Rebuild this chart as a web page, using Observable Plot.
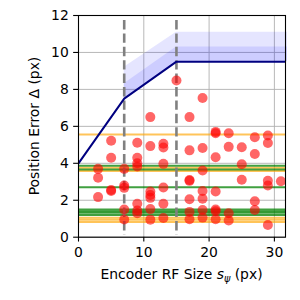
<!DOCTYPE html>
<html>
<head>
<meta charset="utf-8">
<script src="https://cdn.jsdelivr.net/npm/d3@7"></script>
<script src="https://cdn.jsdelivr.net/npm/@observablehq/plot@0.6"></script>
<style>
  html, body { margin: 0; padding: 0; background: white; }
</style>
</head>
<body>
<div id="chart"></div>
<script>
// Scatter points (encoder RF size, position error)
const pointX = [
  3, 3, 3,
  5, 5, 5, 5,
  7, 7, 7, 7, 7,
  9, 9, 9, 9, 9, 9, 9,
  11, 11, 11, 11, 11, 11, 11,
  13, 13, 13, 13, 13, 13,
  15,
  17, 17, 17, 17, 17, 17, 17,
  19, 19, 19, 19, 19, 19, 19,
  21, 21, 21, 21, 21, 21, 21,
  23, 23, 23, 23,
  25, 25, 25,
  27, 27, 27, 27,
  29, 29, 29, 29, 29,
  31
];
const pointY = [
  3.7, 3.22, 2.17,
  5.22, 4.3, 2.55, 2.5,
  3.7, 2.8, 2.67, 1.5, 0.96,
  5.11, 4.3, 4.0, 3.83, 1.81, 1.45, 1.3,
  6.5, 4.93, 2.47, 2.28, 2.13, 1.52, 0.95,
  5.06, 4.86, 3.97, 2.69, 1.81, 1.04,
  8.48,
  6.5, 4.7, 3.1, 3.05, 2.05, 1.37, 0.97,
  7.53, 4.83, 3.61, 2.5, 2.08, 1.47, 1.06,
  5.7, 5.63, 4.33, 2.47, 1.5, 1.4, 0.97,
  5.63, 4.89, 1.3, 0.9,
  4.87, 3.95, 3.11,
  5.41, 4.5, 1.95, 1.47,
  5.5, 5.1, 3.05, 2.8, 0.66,
  3.03
];

// Bound curve
const curveX = [0, 7, 15, 32];
const curveY = [4, 7.5, 9.5, 9.5];

// Uncertainty bands above the curve
const bandX = [7, 15, 32];
const bandLow = [7.5, 9.5, 9.5];
const bandMid = [8.3, 10.3, 10.3];
const bandHigh = [9.2, 11.1, 11.1];

// Dashed vertical markers
const dashX = [7, 15];

// Horizontal reference levels
const orangeLevels = [5.56, 3.76, 3.58, 1.05, 0.95, 0.82];
const greenLevels = [3.87, 3.66, 2.71, 1.50, 1.40, 1.32, 1.20];

// Ticks
const xTicks = [0, 10, 20, 30];
const yTicks = [0, 2, 4, 6, 8, 10, 12];

const points = pointX.map((x, i) => ({x, y: pointY[i]}));
const curve = curveX.map((x, i) => ({x, y: curveY[i]}));
const band = bandX.map((x, i) => ({x, lo: bandLow[i], mid: bandMid[i], hi: bandHigh[i]}));

const chart = Plot.plot({
  width: 300,
  height: 300,
  marginLeft: 78,
  marginRight: 15,
  marginTop: 15,
  marginBottom: 63.3,
  style: {fontFamily: "DejaVu Sans", fontSize: "13.9px", color: "black", background: "white"},
  x: {domain: [0, 31.7]},
  y: {domain: [0, 12]},
  marks: [
    Plot.gridX(xTicks, {stroke: "#b0b0b0", strokeOpacity: 1, strokeWidth: 0.9}),
    Plot.gridY(yTicks, {stroke: "#b0b0b0", strokeOpacity: 1, strokeWidth: 0.9}),
    Plot.areaY(band, {x: "x", y1: "lo", y2: "hi", fill: "blue", fillOpacity: 0.1}),
    Plot.areaY(band, {x: "x", y1: "lo", y2: "mid", fill: "blue", fillOpacity: 0.1}),
    Plot.ruleY(orangeLevels, {stroke: "orange", strokeOpacity: 0.65, strokeWidth: 2}),
    Plot.ruleY(greenLevels, {stroke: "green", strokeOpacity: 0.75, strokeWidth: 2}),
    Plot.ruleX(dashX, {y1: 11.73, y2: 0.1, stroke: "gray", strokeWidth: 2.6, strokeDasharray: "9.4 4"}),
    Plot.line(curve, {x: "x", y: "y", stroke: "navy", strokeWidth: 2, clip: true}),
    Plot.dot(points, {x: "x", y: "y", r: 5, fill: "red", fillOpacity: 0.6, stroke: null}),
    Plot.frame({stroke: "black", strokeWidth: 1.1}),
    Plot.axisX(xTicks, {tickSize: 4.86, tickPadding: 5.3, label: null, fontSize: 13.9, strokeWidth: 1.1}),
    Plot.axisY(yTicks, {tickSize: 4.86, tickPadding: 4.86, label: null, fontSize: 13.9, strokeWidth: 1.1})
  ]
});

document.getElementById("chart").appendChild(chart);

const svg = d3.select(chart);
const xl = svg.append("text")
  .attr("x", 181.5)
  .attr("y", 279)
  .attr("text-anchor", "middle")
  .attr("font-family", "DejaVu Sans")
  .attr("font-size", "13.9px")
  .attr("fill", "black");
xl.append("tspan").text("Encoder RF Size ");
xl.append("tspan").attr("font-style", "italic").text("s");
xl.append("tspan").attr("font-style", "italic").attr("font-size", "9.7px").attr("dy", "3").text("ψ");
xl.append("tspan").attr("dy", "-3").text(" (px)");

svg.append("text")
  .attr("transform", "translate(39.3,126) rotate(-90)")
  .attr("text-anchor", "middle")
  .attr("font-family", "DejaVu Sans")
  .attr("font-size", "13.9px")
  .attr("fill", "black")
  .text("Position Error Δ (px)");
</script>
</body>
</html>
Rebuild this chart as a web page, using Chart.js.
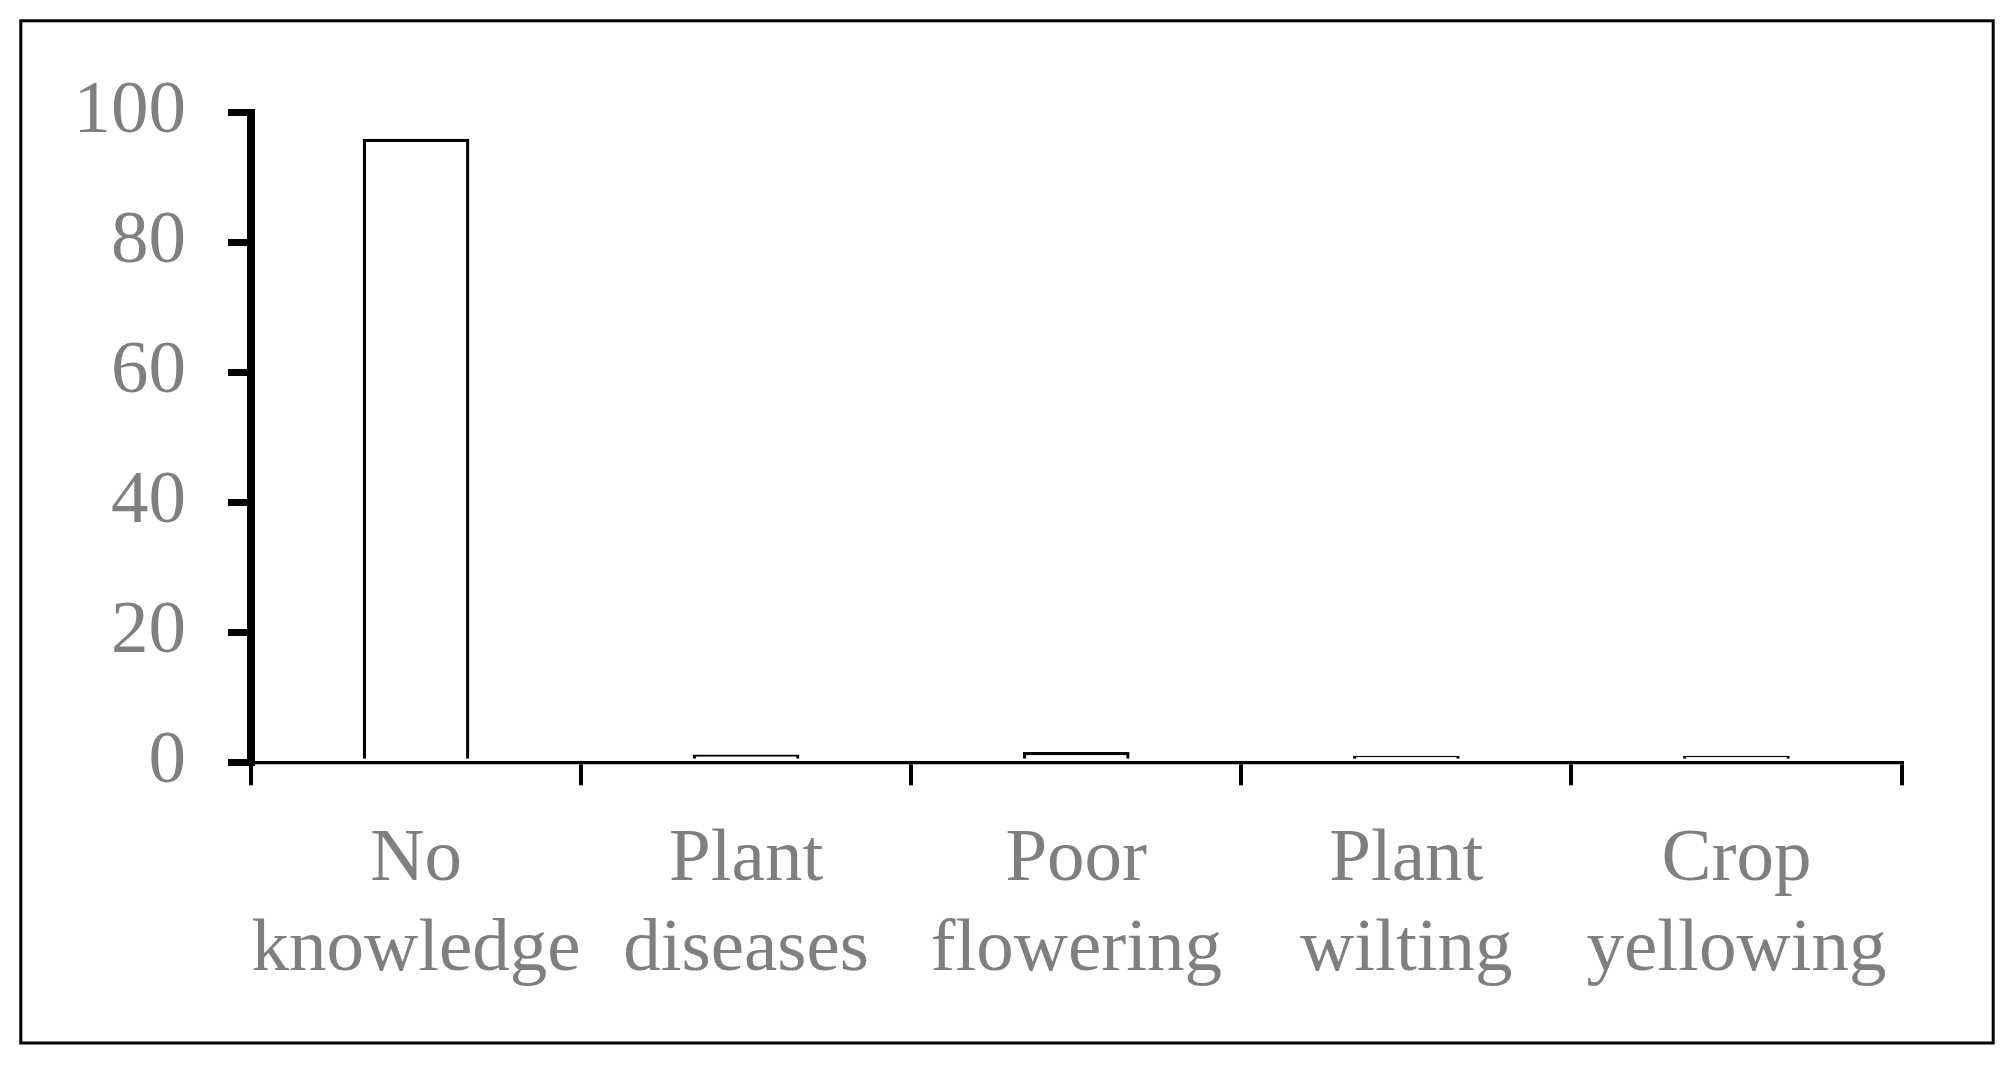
<!DOCTYPE html>
<html>
<head>
<meta charset="utf-8">
<script src="https://cdn.jsdelivr.net/npm/chart.js@4.4.1/dist/chart.umd.min.js"></script>
<style>
  html, body { margin: 0; padding: 0; background: #ffffff; }
  #wrap { position: relative; width: 2016px; height: 1067px; }
</style>
</head>
<body>
<div id="wrap"><canvas id="c" width="2016" height="1067"></canvas></div>
<script>
// ---- data ----
const categories = [["No", "knowledge"], ["Plant", "diseases"], ["Poor", "flowering"], ["Plant", "wilting"], ["Crop", "yellowing"]];
const values = [96, 1.2, 1.6, 1.0, 1.0];
const yTicks = [0, 20, 40, 60, 80, 100];

const frame = {
  id: 'frame',
  beforeDraw(chart) {
    const ctx = chart.ctx;
    ctx.save();
    ctx.fillStyle = '#ffffff';
    ctx.fillRect(0, 0, chart.width, chart.height);
    ctx.strokeStyle = '#000000';
    ctx.lineWidth = 3;
    ctx.strokeRect(20.8, 20.8, 1972.4, 1022.2);
    ctx.restore();
  }
};

const YFONT = { family: '"Liberation Serif", "Times New Roman", serif', size: 75, lineHeight: 1.2 };
const XFONT = { family: '"Liberation Serif", "Times New Roman", serif', size: 75, lineHeight: 1.2 };

new Chart(document.getElementById('c'), {
  type: 'bar',
  data: {
    labels: categories,
    datasets: [{
      data: values,
      backgroundColor: '#ffffff',
      borderColor: '#000000',
      borderWidth: 3.3,
      borderSkipped: 'start',
      categoryPercentage: 1.0,
      barPercentage: 0.323
    }]
  },
  plugins: [frame],
  options: {
    responsive: false,
    animation: false,
    devicePixelRatio: 1,
    layout: { padding: { left: 0, right: 114.5, top: 112.7, bottom: 0 } },
    plugins: { legend: { display: false }, tooltip: { enabled: false }, title: { display: false } },
    scales: {
      x: {
        grid: { display: true, offset: true, drawOnChartArea: false, drawTicks: true, tickLength: 23, color: '#000000', lineWidth: 4 },
        border: { display: true, color: '#000000', width: 3.3 },
        ticks: { color: '#7f7f7f', font: XFONT, padding: 30, maxRotation: 0, autoSkip: false },
        afterFit(scale) { scale.height = 1067 - 762.3; }
      },
      y: {
        min: 0, max: 100,
        afterBuildTicks(scale) { scale.ticks = yTicks.map(v => ({ value: v })); },
        grid: { display: true, drawOnChartArea: false, drawTicks: true, tickLength: 23, color: '#000000', lineWidth: 7 },
        border: { display: true, color: '#000000', width: 8 },
        ticks: { color: '#7f7f7f', font: YFONT, padding: 42 },
        afterFit(scale) { scale.width = 251; }
      }
    }
  }
});
</script>
</body>
</html>
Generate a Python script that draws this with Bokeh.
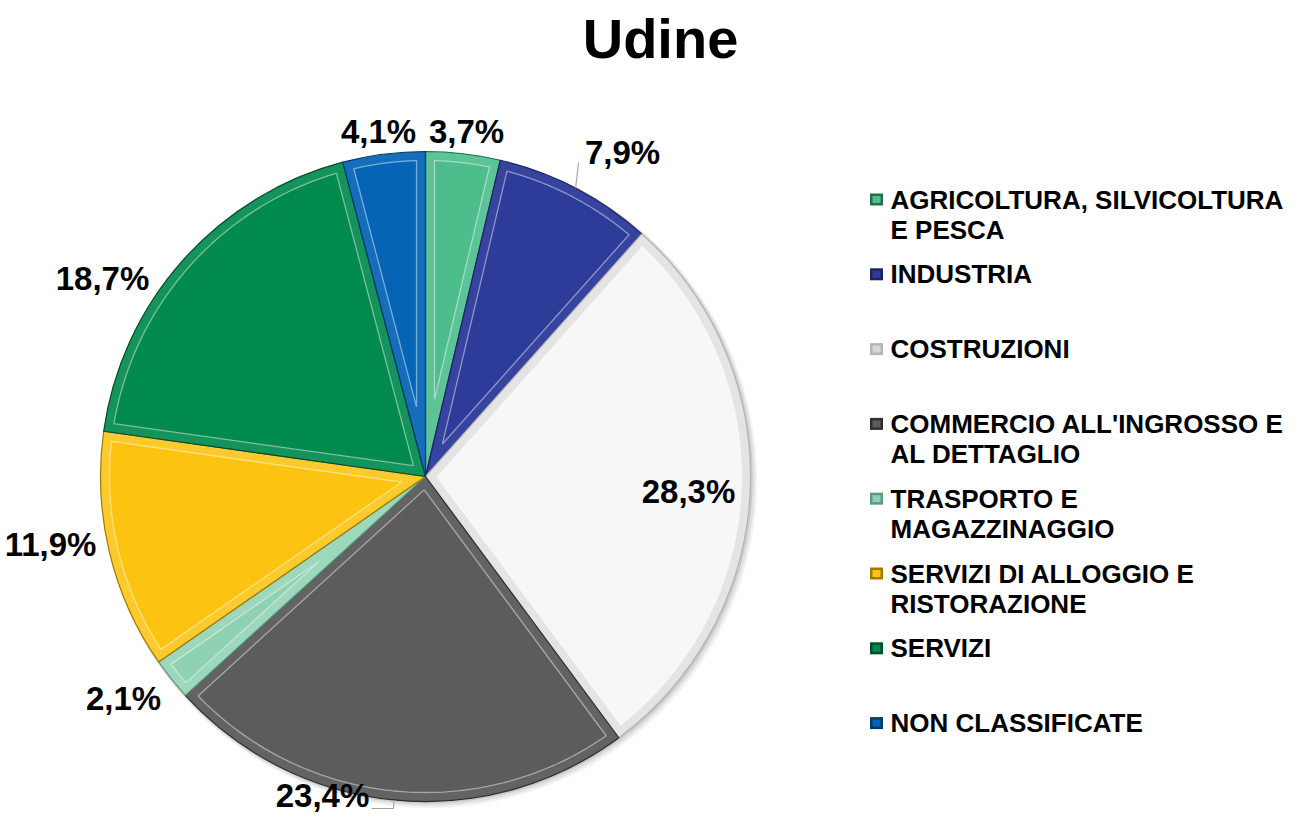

-*-*-

* **What the task requires**
Lines from the records above that hold "script" are the ones to list.

* **Exercise response**
<script src="https://cdn.jsdelivr.net/npm/d3@7"></script>
<script src="https://cdn.jsdelivr.net/npm/@observablehq/plot@0.6"></script>
<script>
</script>
<script src="https://cdn.jsdelivr.net/npm/chart.js@4.4.1/dist/chart.umd.min.js"></script>
<script>
</script>
Generate a Python script that draws this with Bokeh.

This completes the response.